Building Rights in Estonia: Too Large a Coefficient of Luck

Villy Lopman ja Elvi Tuisk _ Foto_ advokaadibüroo RASK

In Estonia, it can happen that despite all planning and approvals, a building permit still cannot be obtained. The reason is not a lack of law, but rather its contradictory and illogical interpretation. Practice shows that building rights do not always depend on the law, but far too often on luck, write Villy Lopman, sworn advocate at the law firm RASK, and advocate Elvi Tuisk.

Below we provide examples where the law allows construction, but administrative practice tends to prevent it – not for substantive reasons, but due to contradictory logics or grammatical approaches.

Building in a nature reserve – prohibited, even though the law allows it?

The dream of a new home often falls apart when it turns out that the plot is located in a nature reserve. Protection regulations often do allow construction there if it does not harm the protection objectives. However, the interpretation of what is consistent with this provision and what is not is often subjective.

If one official believes that a low residential building at the edge of the forest damages the landscape, another may consider it suitable. In practice, however, neither option usually turns out to be acceptable, and the refusal is justified in vague terms that could apply to any nature reserve and building. Thus, if a protection regulation allows for a certain negative impact, then the acceptable level of impact should be defined. However, this boundary does not clearly exist, which makes the entire process unpredictable.

Under one hectare? Forget about it or not?

Many general plans exclude building rights for residential buildings in scattered settlements on plots smaller than one hectare. The idea is understandable – to preserve the traditional settlement pattern of rural areas.

But what if the smaller plot has historically always been of such a size? Logically, such a smaller farm should then also be part of the historical settlement pattern and help preserve tradition. Unfortunately, often only grammar is considered – under one hectare is not allowed – regardless of the situation and history. Thus, the rule that was meant to protect the objective becomes an obstacle to achieving it. In such cases, the decision of the administrative body too often depends on good luck. 

New owner, old contract – who builds the road then?

To implement a plan, an administrative contract is sometimes concluded, whereby the developer – usually the property owner – undertakes to build out public infrastructure, such as an access road. Often this is linked to the granting of a building permit: before the road is completed, no permit is given for building a structure.

But what happens if the property is sold before the road is completed? An administrative contract – like any contract – applies only to the parties that signed it. If the obligation to build the infrastructure is not entered in the land register (for example, as a servitude or mortgage), the local authority cannot transfer it to the new owner or refuse a building permit due to non-fulfillment of the contract.

An exception is the situation where the plan adoption decision explicitly states that a building permit will be issued only after the infrastructure is completed. Then the authority can refuse to issue the permit – but even in this case, it cannot demand that the new owner build the road. On the contrary, the new owner may have the right to demand that the local authority itself build the infrastructure. To avoid this, in practice there is an attempt to enter the original obligation in the land register so that it moves with the property right and is visible to future buyers.
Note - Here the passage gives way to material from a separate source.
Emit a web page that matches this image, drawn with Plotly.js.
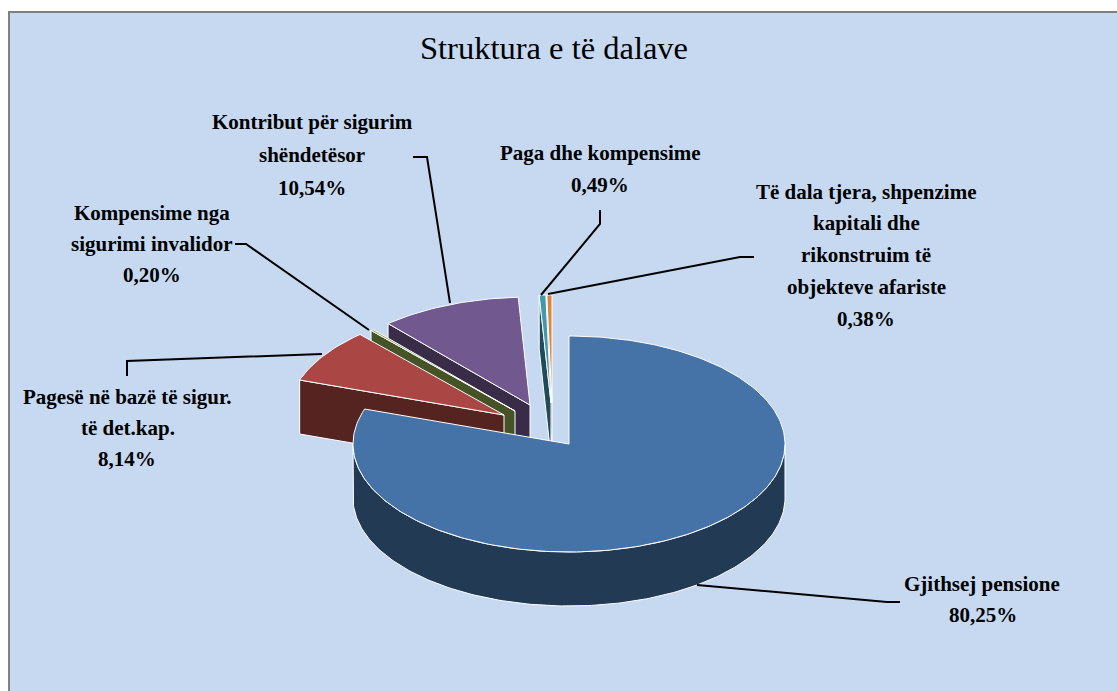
<!DOCTYPE html>
<html>
<head>
<meta charset="utf-8">
<script src="https://cdn.plot.ly/plotly-3.0.1.min.js"></script>
<style>html,body{margin:0;padding:0;background:#fff}</style>
</head>
<body>
<div id="chart" style="width:1117px;height:691px"></div>
<script>
// Data
const titleText = "Struktura e të dalave";
const categories = ["Gjithsej pensione", "Pagesë në bazë të sigur. të det.kap.", "Kompensime nga sigurimi invalidor", "Kontribut për sigurim shëndetësor", "Paga dhe kompensime", "Të dala tjera, shpenzime kapitali dhe rikonstruim të objekteve afariste"];
const shares = [80.25, 8.14, 0.20, 10.54, 0.49, 0.38];
const percentLabels = ["80,25%", "8,14%", "0,20%", "10,54%", "0,49%", "0,38%"];

// Styles
const topColors = ["#4573A7", "#AA4643", "#89A54E", "#71588F", "#4198AF", "#DB843D"];
const wallColors = ["#233A55", "#552320", "#465326", "#392C48", "#1F4C58", "#8A6A4A"];

// Pie geometry (pixels of the hidden 1117x691 axes)
const centre = [569, 444], rx = 216, ry = 108, depth = 54;
const sliceOffsets = [[0, 0], [-65, -29], [-54, -33], [-39, -39], [-18, -41], [-17, -41]];

// Label layout: lines of text with their centre positions
const labelLines = [
  ["Kontribut për sigurim", 312, 122], ["shëndetësor", 312, 155], [percentLabels[3], 312, 188],
  ["Paga dhe kompensime", 600, 153], [percentLabels[4], 600, 185],
  ["Të dala tjera, shpenzime", 866, 192], ["kapitali dhe", 866, 223], ["rikonstruim të", 866, 255], ["objekteve afariste", 866, 287], [percentLabels[5], 866, 319],
  ["Kompensime nga", 152, 213], ["sigurimi invalidor", 152, 244], [percentLabels[2], 152, 275],
  ["Pagesë në bazë të sigur.", 127, 397], ["të det.kap.", 128, 428], [percentLabels[1], 127, 459],
  ["Gjithsej pensione", 982, 584], [percentLabels[0], 983, 615]
];
const leaders = [
  [[413, 157], [427, 157], [450, 303]],
  [[600, 210], [600, 224], [541, 295]],
  [[754, 257], [740, 257], [548, 294]],
  [[235, 244], [246, 244], [369, 330]],
  [[127, 376], [127, 361], [322, 354]],
  [[900, 602], [887, 602], [697, 585]]
];

function pt(c, deg, dy) {
  const a = deg * Math.PI / 180;
  return [c[0] + rx * Math.sin(a), c[1] - ry * Math.cos(a) + (dy || 0)];
}
function arc(c, from, to, dy) {
  const out = [], n = Math.max(2, Math.ceil(Math.abs(to - from)));
  for (let i = 0; i <= n; i++) out.push(pt(c, from + (to - from) * i / n, dy));
  return out;
}
function poly(points, fill) {
  return {
    type: "scatter", mode: "lines", x: points.map(p => p[0]), y: points.map(p => p[1]),
    fill: "toself", fillcolor: fill, line: {color: "#FFFFFF", width: 1},
    hoverinfo: "skip", showlegend: false
  };
}

const total = shares.reduce((a, b) => a + b, 0);
let acc = 0;
const slices = shares.map((v, i) => {
  const start = acc / total * 360; acc += v; const end = acc / total * 360;
  return {start, end, c: [centre[0] + sliceOffsets[i][0], centre[1] + sliceOffsets[i][1]]};
});

const traces = [];
// Back to front: the smallest exploded wedge first, the big slice last
for (let i = shares.length - 1; i >= 1; i--) {
  const s = slices[i];
  const edge = pt(s.c, s.start);
  traces.push(poly([edge, s.c, [s.c[0], s.c[1] + depth], [edge[0], edge[1] + depth], edge], wallColors[i]));
  traces.push(poly([s.c].concat(arc(s.c, s.start, s.end)).concat([s.c]), topColors[i]));
}
const big = slices[0];
traces.push(poly(arc(big.c, 90, 270).concat(arc(big.c, 270, 90, depth)).concat([pt(big.c, 90)]), wallColors[0]));
traces.push(poly([big.c].concat(arc(big.c, big.start, big.end)).concat([big.c]), topColors[0]));

leaders.forEach(l => traces.push({
  type: "scatter", mode: "lines", x: l.map(p => p[0]), y: l.map(p => p[1]),
  line: {color: "#000000", width: 2}, hoverinfo: "skip", showlegend: false
}));

const annotations = labelLines.map(l => ({
  text: "<b>" + l[0] + "</b>", x: l[1], y: l[2], xref: "x", yref: "y",
  xanchor: "center", yanchor: "middle", showarrow: false, font: {family: "Liberation Serif", size: 21, color: "#000000"}
}));
annotations.push({
  text: titleText, x: 554, y: 48, xref: "x", yref: "y", xanchor: "center", yanchor: "middle",
  showarrow: false, font: {family: "Liberation Serif", size: 32.5, color: "#000000"}
});

const hidden = {visible: false, fixedrange: true};
const layout = {
  width: 1117, height: 691, margin: {l: 0, r: 0, t: 0, b: 0},
  paper_bgcolor: "#FFFFFF", plot_bgcolor: "#FFFFFF", showlegend: false,
  xaxis: Object.assign({range: [0, 1117]}, hidden),
  yaxis: Object.assign({range: [691, 0]}, hidden),
  shapes: [{type: "rect", xref: "x", yref: "y", x0: 9, y0: 12, x1: 1130, y1: 700, fillcolor: "#C6D9F1", line: {color: "#808080", width: 2}, layer: "below"}],
  annotations
};
Plotly.newPlot("chart", traces, layout, {displayModeBar: false, staticPlot: true});
</script>
</body>
</html>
When the plan and the law conflict

A typical conflict arises when a valid detailed plan allows construction, but later, for example, a building prohibition zone has been expanded by a general plan. Let us imagine a situation: a valid detailed plan allows building 50 meters from the sea, but a new general plan sets a prohibition zone of 100 meters.

Which rule to follow? The Supreme Court has expressed the opinion that if a valid detailed plan and a subsequent building prohibition zone conflict, the regulation that is more favorable to the person should be applied – in this case, the detailed plan. This ensures legitimate expectations.

Unfortunately, administrative practice is not always consistent. In some local authorities, a valid detailed plan is automatically considered outdated in light of the new general plan, and a building permit is not granted. The result is a lack of legal certainty – a person does not know whether they actually have building rights or not.

Not the law, but the system is broken

In summary, obstacles to construction do not arise from a lack of law, but from its random and grammatically-based interpretation. In the same situation, one local authority may grant a permit while another refuses. In this way, balanced regional development in Estonia is ultimately hindered.

The system needs transparency and predictability. A person must know whether they have the right to build or not – and this should not depend on luck. In a state based on the rule of law, a building permit should not be a lottery.